COLLECTED MATERIAL
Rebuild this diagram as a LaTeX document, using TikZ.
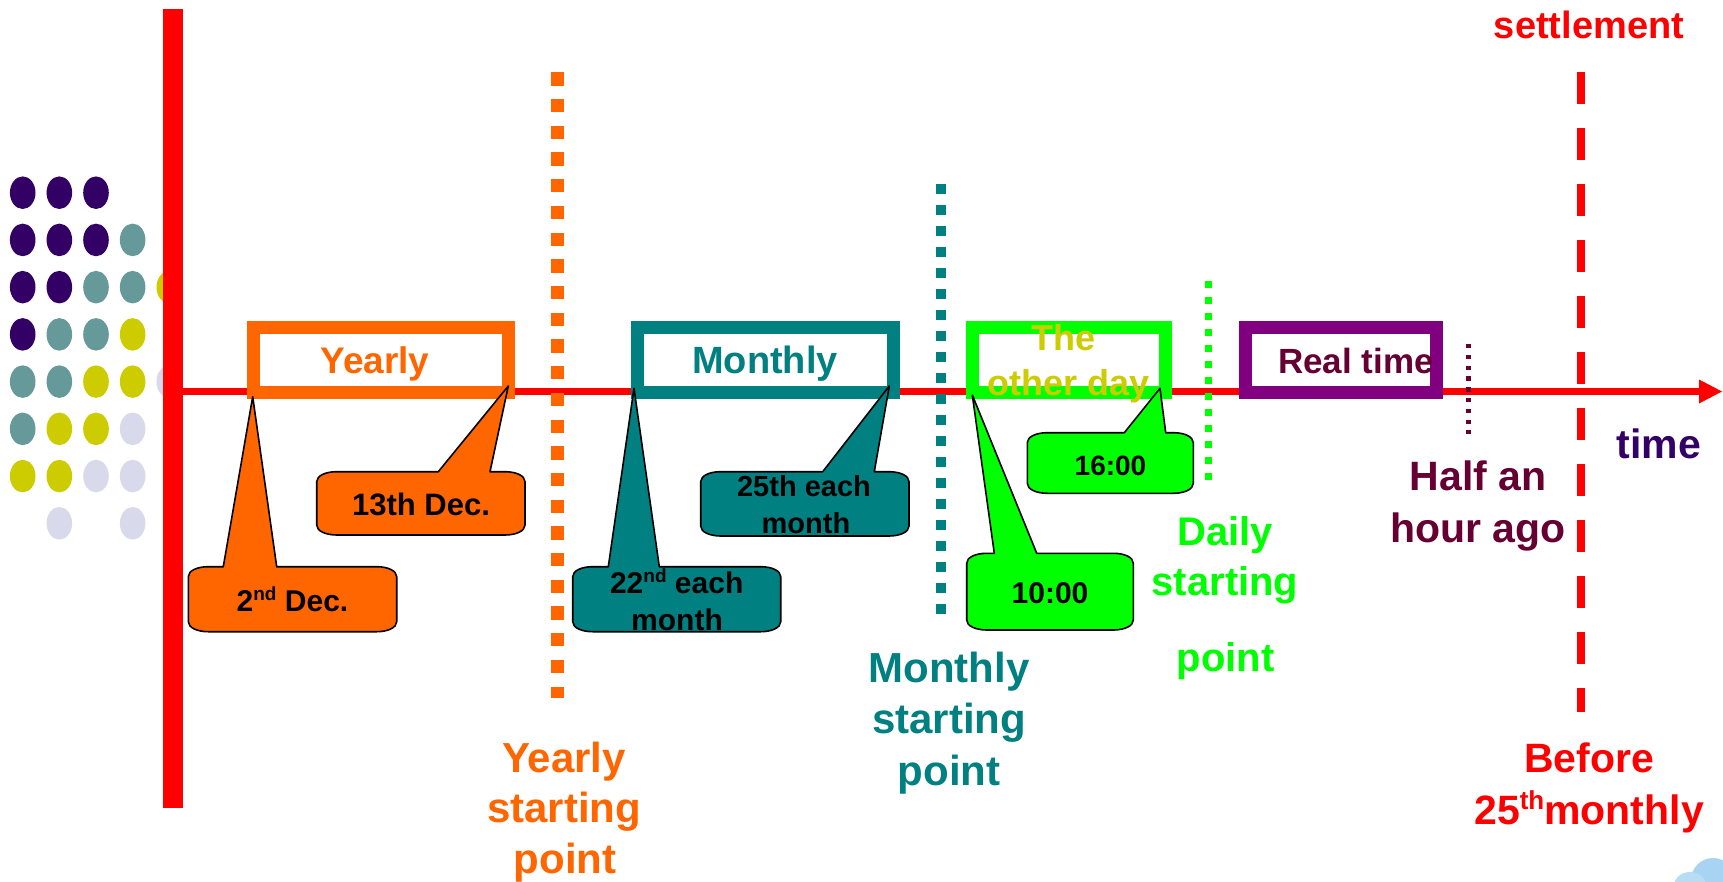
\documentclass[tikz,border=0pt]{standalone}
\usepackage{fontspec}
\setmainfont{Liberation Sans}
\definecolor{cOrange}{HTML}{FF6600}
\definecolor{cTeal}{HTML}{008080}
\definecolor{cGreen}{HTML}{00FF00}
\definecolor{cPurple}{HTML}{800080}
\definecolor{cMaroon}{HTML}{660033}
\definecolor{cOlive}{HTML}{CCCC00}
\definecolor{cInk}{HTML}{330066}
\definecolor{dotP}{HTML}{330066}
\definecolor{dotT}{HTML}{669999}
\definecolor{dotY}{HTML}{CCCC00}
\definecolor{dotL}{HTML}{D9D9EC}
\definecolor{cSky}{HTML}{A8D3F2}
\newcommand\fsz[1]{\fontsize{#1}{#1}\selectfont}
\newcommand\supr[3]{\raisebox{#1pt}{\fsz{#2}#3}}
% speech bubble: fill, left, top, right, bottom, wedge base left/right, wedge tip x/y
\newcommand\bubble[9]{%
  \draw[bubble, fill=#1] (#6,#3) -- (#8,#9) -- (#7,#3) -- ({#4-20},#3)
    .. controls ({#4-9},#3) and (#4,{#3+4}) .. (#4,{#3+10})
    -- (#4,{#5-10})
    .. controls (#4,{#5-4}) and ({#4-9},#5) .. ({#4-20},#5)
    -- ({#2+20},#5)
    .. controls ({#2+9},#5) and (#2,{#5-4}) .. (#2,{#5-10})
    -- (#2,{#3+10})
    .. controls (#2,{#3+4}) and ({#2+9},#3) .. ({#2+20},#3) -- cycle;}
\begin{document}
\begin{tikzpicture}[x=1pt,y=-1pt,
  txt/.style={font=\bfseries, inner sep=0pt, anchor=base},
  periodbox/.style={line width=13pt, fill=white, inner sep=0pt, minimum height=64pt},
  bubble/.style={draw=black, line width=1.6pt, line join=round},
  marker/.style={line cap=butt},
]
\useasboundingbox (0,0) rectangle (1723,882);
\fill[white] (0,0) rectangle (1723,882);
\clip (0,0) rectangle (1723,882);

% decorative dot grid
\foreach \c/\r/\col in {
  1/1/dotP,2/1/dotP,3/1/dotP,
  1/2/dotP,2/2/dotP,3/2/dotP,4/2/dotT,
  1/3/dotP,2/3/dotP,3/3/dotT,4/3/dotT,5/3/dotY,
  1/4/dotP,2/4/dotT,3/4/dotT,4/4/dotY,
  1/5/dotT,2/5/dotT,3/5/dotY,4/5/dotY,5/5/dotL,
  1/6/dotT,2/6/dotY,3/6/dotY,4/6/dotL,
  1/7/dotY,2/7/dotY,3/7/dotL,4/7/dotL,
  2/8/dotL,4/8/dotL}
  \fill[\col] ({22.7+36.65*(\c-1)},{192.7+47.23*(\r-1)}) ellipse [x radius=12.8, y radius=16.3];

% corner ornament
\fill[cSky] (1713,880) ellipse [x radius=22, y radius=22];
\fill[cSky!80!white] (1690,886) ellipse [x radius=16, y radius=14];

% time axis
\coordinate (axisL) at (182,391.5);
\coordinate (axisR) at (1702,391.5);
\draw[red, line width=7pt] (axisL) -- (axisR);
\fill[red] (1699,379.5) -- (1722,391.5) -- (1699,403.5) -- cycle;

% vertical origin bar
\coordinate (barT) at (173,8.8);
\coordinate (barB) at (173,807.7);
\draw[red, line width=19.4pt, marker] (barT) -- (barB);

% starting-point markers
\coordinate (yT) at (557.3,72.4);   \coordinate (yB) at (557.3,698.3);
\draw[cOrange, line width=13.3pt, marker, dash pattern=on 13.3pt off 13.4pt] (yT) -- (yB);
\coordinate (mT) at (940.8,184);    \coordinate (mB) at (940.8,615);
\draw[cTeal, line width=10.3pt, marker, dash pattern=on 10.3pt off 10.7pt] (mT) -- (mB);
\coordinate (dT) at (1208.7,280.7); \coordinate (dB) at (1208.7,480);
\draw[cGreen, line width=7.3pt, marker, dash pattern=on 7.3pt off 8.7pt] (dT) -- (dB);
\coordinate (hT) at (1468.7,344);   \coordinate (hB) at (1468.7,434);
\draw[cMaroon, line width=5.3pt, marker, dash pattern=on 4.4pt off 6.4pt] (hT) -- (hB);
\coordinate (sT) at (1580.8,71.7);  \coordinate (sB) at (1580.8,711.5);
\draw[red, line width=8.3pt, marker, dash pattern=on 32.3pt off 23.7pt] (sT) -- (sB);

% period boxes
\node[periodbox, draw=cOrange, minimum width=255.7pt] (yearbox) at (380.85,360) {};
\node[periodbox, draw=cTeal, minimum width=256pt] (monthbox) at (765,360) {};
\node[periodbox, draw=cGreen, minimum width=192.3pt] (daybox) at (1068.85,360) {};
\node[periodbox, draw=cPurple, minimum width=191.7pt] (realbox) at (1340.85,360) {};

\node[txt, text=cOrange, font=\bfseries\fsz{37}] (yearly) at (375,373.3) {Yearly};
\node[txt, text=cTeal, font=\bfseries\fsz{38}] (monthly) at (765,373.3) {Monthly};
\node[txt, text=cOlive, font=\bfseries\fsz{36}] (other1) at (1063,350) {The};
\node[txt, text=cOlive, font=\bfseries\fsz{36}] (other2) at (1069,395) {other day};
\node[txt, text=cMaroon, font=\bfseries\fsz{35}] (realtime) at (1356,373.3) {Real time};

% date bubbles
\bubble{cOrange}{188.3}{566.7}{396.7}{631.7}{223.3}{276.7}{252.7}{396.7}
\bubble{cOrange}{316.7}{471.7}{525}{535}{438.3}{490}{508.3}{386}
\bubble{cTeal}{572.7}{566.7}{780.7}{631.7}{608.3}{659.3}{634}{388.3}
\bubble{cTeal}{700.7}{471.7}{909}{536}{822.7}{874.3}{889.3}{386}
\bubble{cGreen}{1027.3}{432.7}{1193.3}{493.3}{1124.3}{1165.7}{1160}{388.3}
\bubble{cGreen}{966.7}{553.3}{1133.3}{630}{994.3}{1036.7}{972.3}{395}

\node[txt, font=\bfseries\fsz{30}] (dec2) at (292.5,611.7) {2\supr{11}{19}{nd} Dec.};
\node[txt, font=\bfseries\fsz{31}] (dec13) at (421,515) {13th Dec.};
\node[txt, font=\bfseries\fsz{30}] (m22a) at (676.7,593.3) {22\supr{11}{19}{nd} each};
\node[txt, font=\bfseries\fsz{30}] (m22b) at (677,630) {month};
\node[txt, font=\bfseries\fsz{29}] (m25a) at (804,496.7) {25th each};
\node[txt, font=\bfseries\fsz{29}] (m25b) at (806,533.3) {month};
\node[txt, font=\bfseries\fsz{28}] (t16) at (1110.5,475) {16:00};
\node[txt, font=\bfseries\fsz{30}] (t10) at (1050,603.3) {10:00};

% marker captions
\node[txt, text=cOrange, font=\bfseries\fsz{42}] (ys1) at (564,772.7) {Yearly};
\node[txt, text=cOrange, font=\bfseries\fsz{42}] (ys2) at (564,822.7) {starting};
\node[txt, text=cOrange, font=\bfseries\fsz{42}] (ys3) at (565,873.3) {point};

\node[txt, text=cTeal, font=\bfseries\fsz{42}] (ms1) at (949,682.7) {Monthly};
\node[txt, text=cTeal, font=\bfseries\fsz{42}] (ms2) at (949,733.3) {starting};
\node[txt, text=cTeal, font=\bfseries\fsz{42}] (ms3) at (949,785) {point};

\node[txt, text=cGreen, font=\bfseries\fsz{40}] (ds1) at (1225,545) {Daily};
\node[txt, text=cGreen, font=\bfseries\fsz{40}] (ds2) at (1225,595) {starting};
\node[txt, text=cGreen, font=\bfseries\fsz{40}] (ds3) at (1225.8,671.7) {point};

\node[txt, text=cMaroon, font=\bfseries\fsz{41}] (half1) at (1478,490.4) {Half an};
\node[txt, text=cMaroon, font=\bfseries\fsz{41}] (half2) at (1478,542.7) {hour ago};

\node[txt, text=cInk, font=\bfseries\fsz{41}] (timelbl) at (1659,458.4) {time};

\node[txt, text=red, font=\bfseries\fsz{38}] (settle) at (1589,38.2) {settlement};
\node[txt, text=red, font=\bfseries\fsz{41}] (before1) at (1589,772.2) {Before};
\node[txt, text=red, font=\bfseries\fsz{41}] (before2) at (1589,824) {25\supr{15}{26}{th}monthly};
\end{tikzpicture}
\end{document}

PROBLEM DESCRIPTION
The lines from the top of the data above through the one holding "(1699,403.5) -- cycle;" are to be repeated exactly, and only those, with no pictures.

TASK RESPONSE
Rebuild this diagram as a LaTeX document, using TikZ.
\documentclass[tikz,border=0pt]{standalone}
\usepackage{fontspec}
\setmainfont{Liberation Sans}
\definecolor{cOrange}{HTML}{FF6600}
\definecolor{cTeal}{HTML}{008080}
\definecolor{cGreen}{HTML}{00FF00}
\definecolor{cPurple}{HTML}{800080}
\definecolor{cMaroon}{HTML}{660033}
\definecolor{cOlive}{HTML}{CCCC00}
\definecolor{cInk}{HTML}{330066}
\definecolor{dotP}{HTML}{330066}
\definecolor{dotT}{HTML}{669999}
\definecolor{dotY}{HTML}{CCCC00}
\definecolor{dotL}{HTML}{D9D9EC}
\definecolor{cSky}{HTML}{A8D3F2}
\newcommand\fsz[1]{\fontsize{#1}{#1}\selectfont}
\newcommand\supr[3]{\raisebox{#1pt}{\fsz{#2}#3}}
% speech bubble: fill, left, top, right, bottom, wedge base left/right, wedge tip x/y
\newcommand\bubble[9]{%
  \draw[bubble, fill=#1] (#6,#3) -- (#8,#9) -- (#7,#3) -- ({#4-20},#3)
    .. controls ({#4-9},#3) and (#4,{#3+4}) .. (#4,{#3+10})
    -- (#4,{#5-10})
    .. controls (#4,{#5-4}) and ({#4-9},#5) .. ({#4-20},#5)
    -- ({#2+20},#5)
    .. controls ({#2+9},#5) and (#2,{#5-4}) .. (#2,{#5-10})
    -- (#2,{#3+10})
    .. controls (#2,{#3+4}) and ({#2+9},#3) .. ({#2+20},#3) -- cycle;}
\begin{document}
\begin{tikzpicture}[x=1pt,y=-1pt,
  txt/.style={font=\bfseries, inner sep=0pt, anchor=base},
  periodbox/.style={line width=13pt, fill=white, inner sep=0pt, minimum height=64pt},
  bubble/.style={draw=black, line width=1.6pt, line join=round},
  marker/.style={line cap=butt},
]
\useasboundingbox (0,0) rectangle (1723,882);
\fill[white] (0,0) rectangle (1723,882);
\clip (0,0) rectangle (1723,882);

% decorative dot grid
\foreach \c/\r/\col in {
  1/1/dotP,2/1/dotP,3/1/dotP,
  1/2/dotP,2/2/dotP,3/2/dotP,4/2/dotT,
  1/3/dotP,2/3/dotP,3/3/dotT,4/3/dotT,5/3/dotY,
  1/4/dotP,2/4/dotT,3/4/dotT,4/4/dotY,
  1/5/dotT,2/5/dotT,3/5/dotY,4/5/dotY,5/5/dotL,
  1/6/dotT,2/6/dotY,3/6/dotY,4/6/dotL,
  1/7/dotY,2/7/dotY,3/7/dotL,4/7/dotL,
  2/8/dotL,4/8/dotL}
  \fill[\col] ({22.7+36.65*(\c-1)},{192.7+47.23*(\r-1)}) ellipse [x radius=12.8, y radius=16.3];

% corner ornament
\fill[cSky] (1713,880) ellipse [x radius=22, y radius=22];
\fill[cSky!80!white] (1690,886) ellipse [x radius=16, y radius=14];

% time axis
\coordinate (axisL) at (182,391.5);
\coordinate (axisR) at (1702,391.5);
\draw[red, line width=7pt] (axisL) -- (axisR);
\fill[red] (1699,379.5) -- (1722,391.5) -- (1699,403.5) -- cycle;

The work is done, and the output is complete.